400 South Kearney Street
Denver, CO 80224-1238
Melanie Pearlman, President and CEO
Tel: (303) 749-5011
Georgina Kolber, Managing Director
Tel: (303) 749-5014
Museum hours: All tours and visits are booked by appointment only.
The Mizel Museum was founded by Dr. Rabbi Stanley Wagner and Denver philanthropists Carol and Larry A. Mizel in 1982 to bring attention to Jewish life, art, history, and culture in Colorado. Its inaugural exhibition was titled "Denver Jewry Through the Years: A Family Album." Over the years, it has grown from a small ethnic museum to a nationally-recognized, award-winning institution that addresses today's social justice issues through the lens of Jewish history and values, reaching broad local and regional audiences with cross-cultural programs that promote dialogue, reflection and creativity. The Mizel Museum also offers family events, summer camps and classes in art, dance and crafts for children of all faiths.
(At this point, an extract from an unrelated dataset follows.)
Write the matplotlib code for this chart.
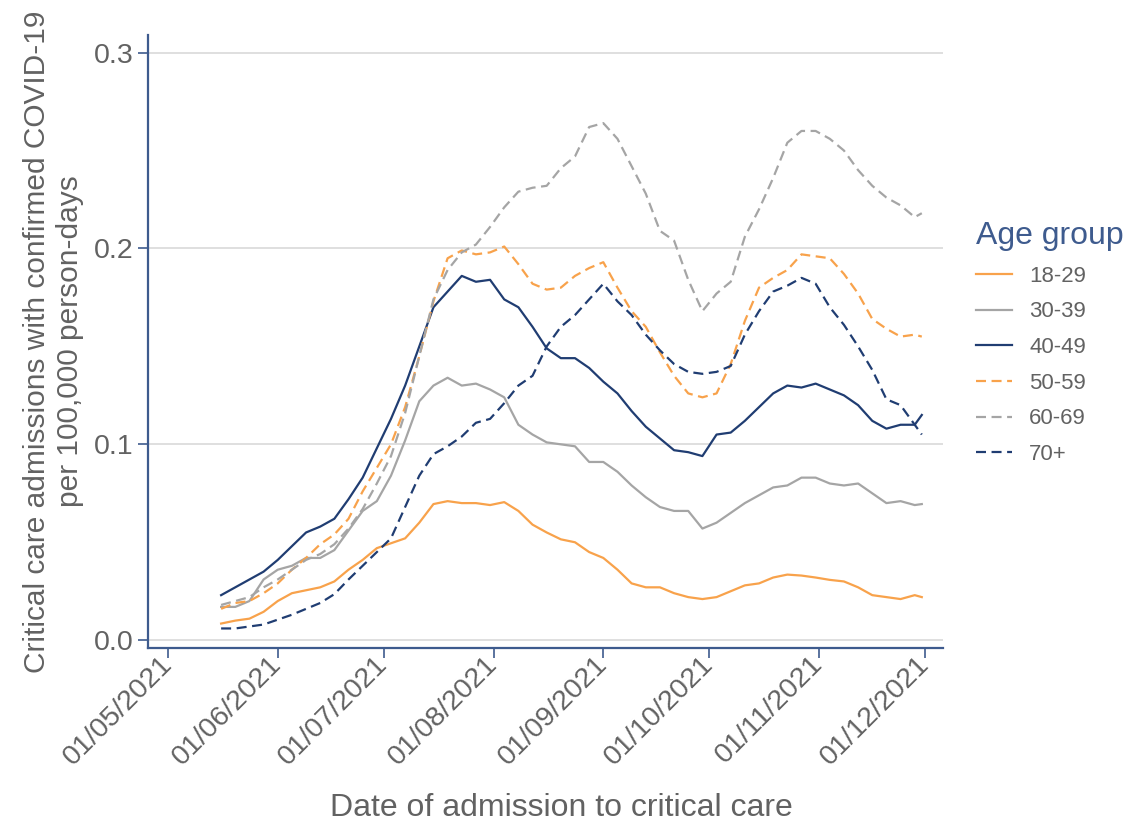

Oregon Jewish Museum and Center for Holocaust Education
1953 NW Kearney Street
Portland, OR 97209-3925
Judith Margles, Executive Director
Tel: (503) 226-3600 ext.103
Fax: (503) 226-1800
Museum hours: Exhibit galleries and gift shop closed through early June 2017
See ARCHIVES for OJMCHE collections and additional contact numbers.
The history of the Oregon Jewish Museum began in 1974 when a group of volunteers formed the Oregon Jewish Historical Society and embarked on an extensive oral history project. Two decades later, this archival collection was acquired by and served as the foundation for the then homeless museum.
In need of a space to house its ever-growing collection, the Oregon Jewish Museum moved first to a donated office suite and then to a small storefront in Portland's Old Town. At these locations, the museum established itself through successful exhibitions, public programs, and the publication of a quarterly newsletter. In 2009, the museum relocated to a new 6,400 square-foot facility in Northwest Portland, where, for the first time, it was able to host multiple, concurrent exhibitions. Its multimedia-equipped auditorium became the site for films, lectures, chamber music, poetry readings and intimate theatre experiences.
In July 2014, the museum merged with its neighbor, the Oregon Holocaust Resource Center and became the Oregon Jewish Museum and Center for Holocaust Education, thereby acquiring the center's collections as well as stewardship of the Oregon Holocaust Memorial.
In July 2016, OJMCHE purchased a 14,500-square-foot museum facility at 724 NW Davis Street, which will allow state-of-the-art storage for the museum's archives and collections, a café, gift shop, multi-purpose auditorium and two floors of exhibition space. Grand opening of the new space is set for June 2017.